>>>>

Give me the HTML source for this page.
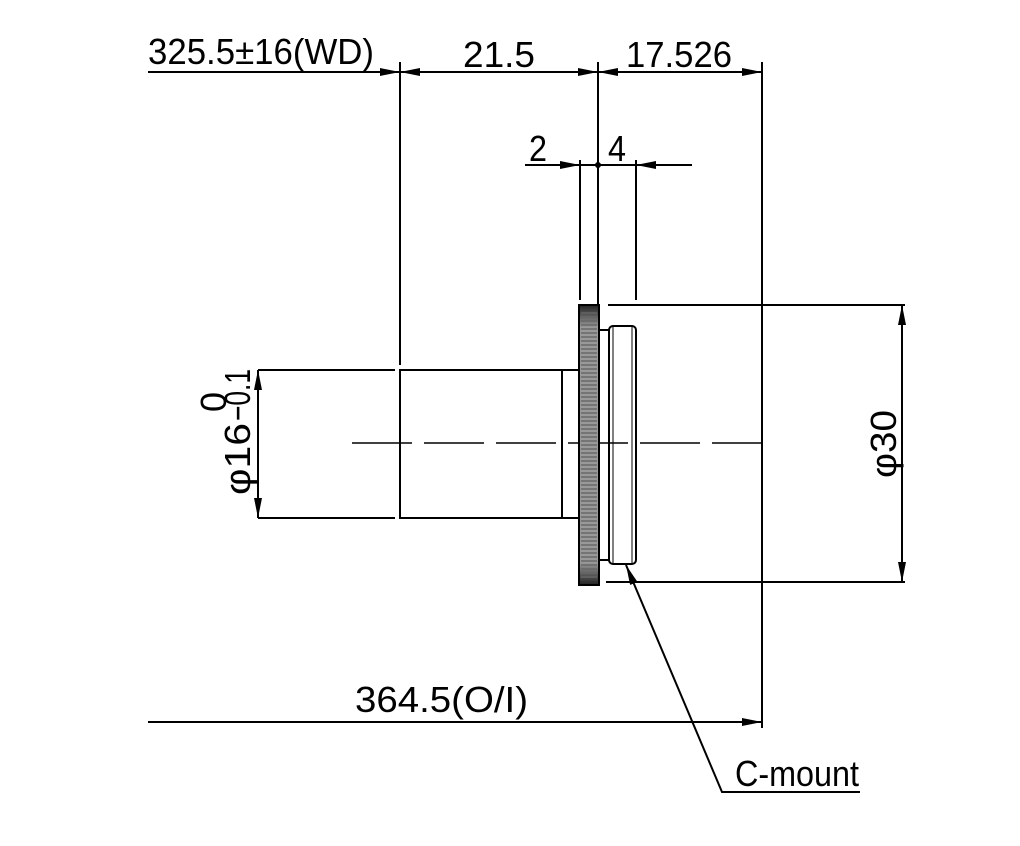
<!DOCTYPE html>
<html><head><meta charset="utf-8"><style>
html,body{margin:0;padding:0;background:#fff;}
svg{display:block;}
text{font-family:"Liberation Sans","Noto Sans CJK JP",sans-serif;fill:#000;font-size:36px;}
</style></head><body>
<svg width="1020" height="846" viewBox="0 0 1020 846" xmlns="http://www.w3.org/2000/svg">
<defs>
<marker id="a" viewBox="0 0 20 8" refX="20" refY="4" markerWidth="20" markerHeight="8" orient="auto" markerUnits="userSpaceOnUse"><path d="M0,0 L20,4 L0,8 z" fill="#000"/></marker>
<linearGradient id="g" x1="0" y1="0" x2="0" y2="1">
<stop offset="0" stop-color="#222"/><stop offset="0.08" stop-color="#999"/><stop offset="0.92" stop-color="#999"/><stop offset="1" stop-color="#222"/>
</linearGradient>
<pattern id="k" width="4" height="4" patternUnits="userSpaceOnUse"><rect width="4" height="2" fill="#666"/></pattern>
</defs>
<g stroke="#000" stroke-width="2" fill="none">
<line x1="148" y1="72" x2="400" y2="72" marker-end="url(#a)"/>
<line x1="500" y1="72" x2="400" y2="72" marker-end="url(#a)"/>
<line x1="500" y1="72" x2="598" y2="72" marker-end="url(#a)"/>
<line x1="680" y1="72" x2="598" y2="72" marker-end="url(#a)"/>
<line x1="680" y1="72" x2="762" y2="72" marker-end="url(#a)"/>
<line x1="400" y1="62" x2="400" y2="365"/>
<line x1="598" y1="62" x2="598" y2="305"/>
<line x1="762" y1="62" x2="762" y2="728"/>
<line x1="525" y1="165" x2="580" y2="165" marker-end="url(#a)"/>
<line x1="692" y1="165" x2="636" y2="165" marker-end="url(#a)"/>
<line x1="580" y1="165" x2="636" y2="165"/>
<line x1="580" y1="160" x2="580" y2="300"/>
<line x1="636" y1="160" x2="636" y2="300"/>
<line x1="352" y1="443" x2="762" y2="443" stroke-dasharray="60,12" stroke-width="1.5"/>
<rect x="400" y="370" width="162" height="148"/>
<rect x="562" y="370" width="18" height="148"/>
<rect x="599" y="330" width="10" height="230"/>
<rect x="609" y="326" width="27" height="238" rx="4"/>
<line x1="613" y1="326" x2="613" y2="564" stroke-width="1"/>
<line x1="632" y1="326" x2="632" y2="564" stroke-width="1"/>
<line x1="608" y1="305" x2="905" y2="305"/>
<line x1="606" y1="582" x2="905" y2="582"/>
<line x1="902" y1="443" x2="902" y2="305" marker-end="url(#a)"/>
<line x1="902" y1="443" x2="902" y2="582" marker-end="url(#a)"/>
<line x1="258" y1="370" x2="395" y2="370"/>
<line x1="258" y1="518" x2="395" y2="518"/>
<line x1="258" y1="443" x2="258" y2="370" marker-end="url(#a)"/>
<line x1="258" y1="443" x2="258" y2="518" marker-end="url(#a)"/>
<line x1="148" y1="722" x2="762" y2="722" marker-end="url(#a)"/>
<polyline points="860,792 722,792 626,565" marker-end="url(#a)"/>
</g>
<rect x="579" y="305" width="20" height="280" fill="url(#g)" stroke="#000" stroke-width="2"/>
<rect x="581" y="312" width="16" height="266" fill="url(#k)" opacity="0.7"/>
<circle cx="598" cy="165" r="3" fill="#000"/>
<text x="148" y="64" textLength="226" lengthAdjust="spacingAndGlyphs">325.5±16(WD)</text>
<text x="463" y="67" textLength="72" lengthAdjust="spacingAndGlyphs">21.5</text>
<text x="626" y="67" textLength="106" lengthAdjust="spacingAndGlyphs">17.526</text>
<text x="529" y="161" textLength="18" lengthAdjust="spacingAndGlyphs">2</text>
<text x="608" y="161" textLength="18" lengthAdjust="spacingAndGlyphs">4</text>
<text x="355" y="712" textLength="173" lengthAdjust="spacingAndGlyphs">364.5(O/I)</text>
<text x="735" y="786" textLength="124" lengthAdjust="spacingAndGlyphs">C-mount</text>
<text transform="translate(896,478) rotate(-90)" textLength="68" lengthAdjust="spacingAndGlyphs">φ30</text>
<g transform="translate(250,495) rotate(-90)">
<text x="0" y="0" font-size="34" textLength="72" lengthAdjust="spacingAndGlyphs">φ16</text>
<text x="74" y="0" font-size="24" textLength="52" lengthAdjust="spacingAndGlyphs">−0.1</text>
<text x="83" y="-24" font-size="22">0</text>
</g>
</svg>
</body></html>
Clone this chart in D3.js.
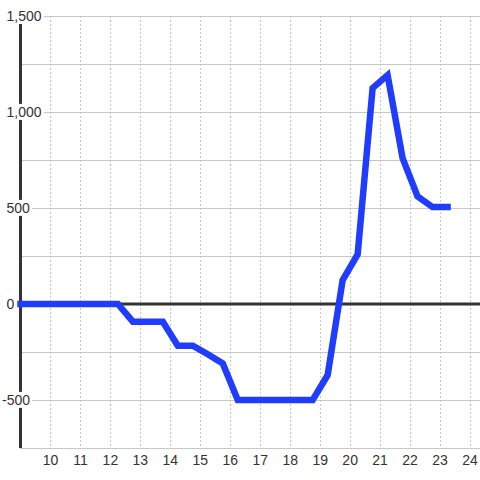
<!DOCTYPE html>
<html>
<head>
<meta charset="utf-8">
<script src="https://cdn.jsdelivr.net/npm/d3@7"></script>
<style>
  html, body { margin: 0; padding: 0; background: #fff; }
  svg { display: block; font-family: "Liberation Sans", Arial, sans-serif; }
</style>
</head>
<body>
<svg id="chart" width="480" height="480"></svg>
<script>
// hour of day and value
const hours = [9, 9.25, 9.75, 10.25, 10.75, 11.25, 11.75, 12.25, 12.75, 13.25, 13.75,
  14.25, 14.75, 15.25, 15.75, 16.25, 16.75, 17.25, 17.75, 18.25, 18.75,
  19.25, 19.75, 20.25, 20.75, 21.25, 21.75, 22.25, 22.75, 23.25];
const values = [0, 0, 0, 0, 0, 0, 0, 0, -92, -92, -92,
  -217, -217, -262, -310, -500, -500, -500, -500, -500, -500,
  -370, 125, 258, 1125, 1192, 760, 560, 505, 505];
const xTicks = [10, 11, 12, 13, 14, 15, 16, 17, 18, 19, 20, 21, 22, 23, 24];
const yGrid = [-500, -250, 0, 250, 500, 750, 1000, 1250, 1500];
const yLabels = [-500, 0, 500, 1000, 1500];

const W = 480, H = 480;
const svg = d3.select('#chart');

const x = d3.scaleLinear().domain([9, 24.3333]).range([20.5, 480]);
const y = d3.scaleLinear().domain([-750, 1500]).range([448, 16]);

// vertical dotted grid
svg.append('g').selectAll('line').data(xTicks).join('line')
  .attr('x1', d => x(d)).attr('x2', d => x(d))
  .attr('y1', y(1500)).attr('y2', y(-750))
  .attr('stroke', '#c8c8c8').attr('stroke-width', 1)
  .attr('stroke-dasharray', '2,2')
  .attr('shape-rendering', 'crispEdges');

// horizontal grid
svg.append('g').selectAll('line').data(yGrid.filter(d => d !== 0)).join('line')
  .attr('x1', 20).attr('x2', W)
  .attr('y1', d => y(d)).attr('y2', d => y(d))
  .attr('stroke', '#c8c8c8').attr('stroke-width', 1)
  .attr('shape-rendering', 'crispEdges');

// bottom axis line
svg.append('line')
  .attr('x1', 20).attr('x2', W)
  .attr('y1', y(-750) + 0.5).attr('y2', y(-750) + 0.5)
  .attr('stroke', '#c8c8c8').attr('stroke-width', 1);

// zero line
svg.append('line')
  .attr('x1', 20).attr('x2', W)
  .attr('y1', y(0)).attr('y2', y(0))
  .attr('stroke', '#333').attr('stroke-width', 3);

// left axis line
svg.append('line')
  .attr('x1', 20.5).attr('x2', 20.5)
  .attr('y1', y(1500) + 8).attr('y2', y(-750))
  .attr('stroke', '#333').attr('stroke-width', 3);

// data line
const line = d3.line().x((d, i) => x(hours[i])).y(d => y(d));
svg.append('path')
  .datum(values)
  .attr('d', line)
  .attr('fill', 'none')
  .attr('stroke', '#1f3cff')
  .attr('stroke-width', 6.5)
  .attr('stroke-linejoin', 'miter')
  .attr('stroke-linecap', 'square');

// y labels with white background
const fmt = d3.format(',');
const yl = svg.append('g').selectAll('g').data(yLabels).join('g')
  .attr('transform', d => `translate(${d < 0 ? 2 : 6.5},${y(d)})`);
yl.each(function(d) {
  const g = d3.select(this);
  const t = g.append('text')
    .attr('dy', '0.35em')
    .attr('font-size', 14)
    .attr('fill', '#333')
    .text(d < 0 ? '-' + fmt(-d) : fmt(d));
  const b = t.node().getBBox();
  g.insert('rect', 'text')
    .attr('x', b.x - 1).attr('y', b.y)
    .attr('width', b.width + 3).attr('height', b.height)
    .attr('fill', '#fff');
});

// x labels
svg.append('g').selectAll('text').data(xTicks).join('text')
  .attr('x', d => x(d)).attr('y', 460)
  .attr('dy', '0.35em')
  .attr('text-anchor', 'middle')
  .attr('font-size', 14)
  .attr('fill', '#333')
  .text(d => d);
</script>
</body>
</html>
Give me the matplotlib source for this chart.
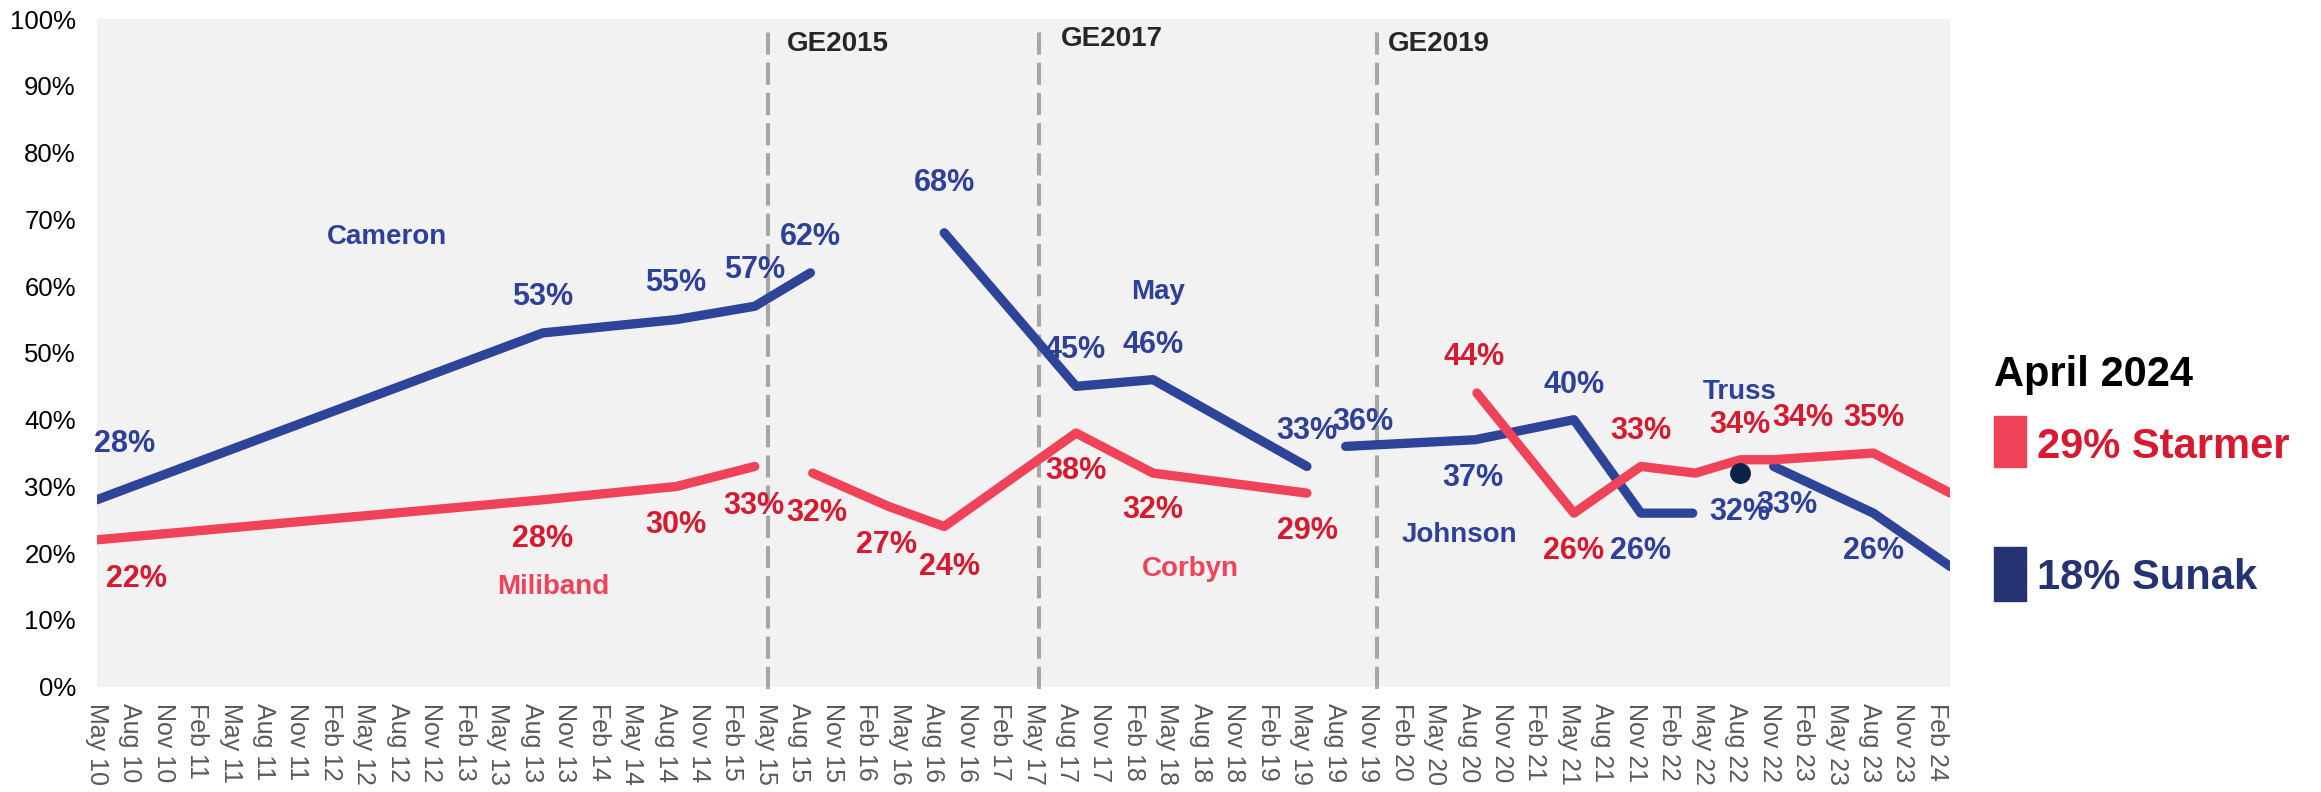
import matplotlib
matplotlib.use("Agg")
import matplotlib.pyplot as plt
from matplotlib.patches import Rectangle

plt.rcParams['font.family'] = ['Liberation Sans', 'DejaVu Sans']

# ---------------- data ----------------
tick_labels = [
    "May 10", "Aug 10", "Nov 10", "Feb 11", "May 11", "Aug 11", "Nov 11",
    "Feb 12", "May 12", "Aug 12", "Nov 12", "Feb 13", "May 13", "Aug 13",
    "Nov 13", "Feb 14", "May 14", "Aug 14", "Nov 14", "Feb 15", "May 15",
    "Aug 15", "Nov 15", "Feb 16", "May 16", "Aug 16", "Nov 16", "Feb 17",
    "May 17", "Aug 17", "Nov 17", "Feb 18", "May 18", "Aug 18", "Nov 18",
    "Feb 19", "May 19", "Aug 19", "Nov 19", "Feb 20", "May 20", "Aug 20",
    "Nov 20", "Feb 21", "May 21", "Aug 21", "Nov 21", "Feb 22", "May 22",
    "Aug 22", "Nov 22", "Feb 23", "May 23", "Aug 23", "Nov 23", "Feb 24",
]
yticks = [0, 10, 20, 30, 40, 50, 60, 70, 80, 90, 100]

# x = position in quarters since May 2010
cameron_x = [0, 13.33, 17.33, 19.67, 21.33]
cameron_y = [28, 53, 55, 57, 62]
may_x = [25.33, 29.27, 31.57, 36.17]
may_y = [68, 45, 46, 33]
johnson_x = [37.33, 41.2, 44.15, 46.15, 47.7]
johnson_y = [36, 37, 40, 26, 26]
truss_x = [49.12]
truss_y = [32]
sunak_x = [50.12, 53.1, 55.4]
sunak_y = [33, 26, 18]

miliband_x = [0, 13.33, 17.33, 19.67]
miliband_y = [22, 28, 30, 33]
corbyn_x = [21.4, 23.67, 25.33, 29.27, 31.57, 36.17]
corbyn_y = [32, 27, 24, 38, 32, 29]
starmer_x = [41.25, 44.15, 46.15, 47.78, 49.12, 50.1, 53.1, 55.4]
starmer_y = [44, 26, 33, 32, 34, 34, 35, 29]

elections = ["GE2015", "GE2017", "GE2019"]
election_x = [20.07, 28.16, 38.26]

legend_title = "April 2024"
legend_lab = "29% Starmer"
legend_con = "18% Sunak"

# label annotations: (text, x, y)
con_labels = [
    ("28%", 0.82, 36.3), ("53%", 13.34, 58.4), ("55%", 17.3, 60.5),
    ("57%", 19.65, 62.5), ("62%", 21.32, 67.3), ("68%", 25.35, 75.4),
    ("45%", 29.24, 50.5), ("46%", 31.57, 51.2), ("33%", 36.17, 38.3),
    ("36%", 37.84, 39.6), ("37%", 41.13, 31.2), ("40%", 44.15, 45.2),
    ("26%", 46.15, 20.3), ("32%", 49.11, 26.2), ("33%", 50.5, 27.2),
    ("26%", 53.1, 20.4),
]
lab_labels = [
    ("22%", 1.2, 16.2), ("28%", 13.34, 22.2), ("30%", 17.3, 24.2),
    ("33%", 19.65, 27.0), ("32%", 21.53, 26.0), ("27%", 23.59, 21.2),
    ("24%", 25.5, 17.9), ("38%", 29.27, 32.3), ("32%", 31.57, 26.4),
    ("29%", 36.2, 23.3), ("44%", 41.16, 49.4), ("26%", 44.15, 20.3),
    ("33%", 46.15, 38.3), ("34%", 49.11, 39.2), ("34%", 51.0, 40.3),
    ("35%", 53.1, 40.3),
]
con_names = [("Cameron", 8.68, 67.3), ("May", 31.72, 59.2),
             ("Johnson", 40.74, 22.7), ("Truss", 49.11, 44.2)]
lab_names = [("Miliband", 13.65, 15.0), ("Corbyn", 32.7, 17.6)]
election_label_pos = [(20.63, 96.3), (28.82, 97.0), (38.6, 96.3)]

# ---------------- style ----------------
BLUE = "#2E4499"
BLUE_TXT = "#2F409A"
RED = "#F0435A"
RED_TXT = "#D9192F"
NAVY = "#253373"
DOT = "#0C2248"
GREY = "#A6A6A6"
BG = "#F2F2F2"

W, H = 2321, 792
fig = plt.figure(figsize=(W / 100, H / 100), dpi=100)
ax = fig.add_axes([96.7 / W, (H - 686.7) / H, (1950 - 96.7) / W, (686.7 - 19.2) / H])
ax.set_facecolor(BG)
for s in ax.spines.values():
    s.set_visible(False)

lw = 6.7
common = dict(lw=lw, solid_capstyle="round", solid_joinstyle="round", zorder=3)
for xs, ys in [(cameron_x, cameron_y), (may_x, may_y), (johnson_x, johnson_y), (sunak_x, sunak_y)]:
    ax.plot(xs, ys, color=BLUE, **common)
for xs, ys in [(miliband_x, miliband_y), (corbyn_x, corbyn_y), (starmer_x, starmer_y)]:
    ax.plot(xs, ys, color=RED, **{**common, "zorder": 4})
ax.plot(truss_x, truss_y, 'o', color=DOT, markersize=14, zorder=5)

for ex in election_x:
    ax.plot([ex, ex], [-0.4, 99], color=GREY, lw=2.9, dashes=(5.5, 2.0),
            zorder=2, clip_on=False)
for name, (tx, ty) in zip(elections, election_label_pos):
    ax.text(tx, ty, name, color="#262626", fontsize=20, fontweight="bold",
            ha="left", va="center", zorder=6)

for t, x, y in con_labels:
    ax.text(x, y, t, color=BLUE_TXT, fontsize=22, fontweight="bold",
            ha="center", va="center", zorder=6)
for t, x, y in lab_labels:
    ax.text(x, y, t, color=RED_TXT, fontsize=22, fontweight="bold",
            ha="center", va="center", zorder=6)
for t, x, y in con_names:
    ax.text(x, y, t, color=BLUE_TXT, fontsize=20, fontweight="bold",
            ha="center", va="center", zorder=6)
for t, x, y in lab_names:
    ax.text(x, y, t, color=RED, fontsize=20, fontweight="bold",
            ha="center", va="center", zorder=6)

ax.set_xlim(0, 55.39)
ax.set_ylim(0, 100)
ax.set_xticks(range(len(tick_labels)))
ax.set_xticklabels(tick_labels, rotation=-90, fontsize=18, color="#595959")
ax.set_yticks(yticks)
ax.set_yticklabels([f"{v}%" for v in yticks], fontsize=18.5, color="black")
ax.tick_params(axis="both", length=0)
ax.tick_params(axis="x", pad=12)
ax.tick_params(axis="y", pad=15)

# legend (figure coordinates)
fig.text(1994 / W, (H - 386) / H, legend_title, fontsize=30, fontweight="bold",
         color="black", ha="left", va="baseline")
fig.patches.append(Rectangle((1994 / W, (H - 467) / H), 32 / W, 51 / H,
                             transform=fig.transFigure, color=RED))
fig.patches.append(Rectangle((1994 / W, (H - 601) / H), 32 / W, 54 / H,
                             transform=fig.transFigure, color=NAVY))
fig.text(2037 / W, (H - 457.6) / H, legend_lab, fontsize=30, fontweight="bold",
         color=RED_TXT, ha="left", va="baseline")
fig.text(2037 / W, (H - 589) / H, legend_con, fontsize=30, fontweight="bold",
         color=NAVY, ha="left", va="baseline")

fig.savefig("out.png", dpi=100, facecolor="white")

<<<<

Search the records above for "source". Copy each line where it is found.

## Task output
Give me the HTML source for this page.
Give me the matplotlib source for this chart.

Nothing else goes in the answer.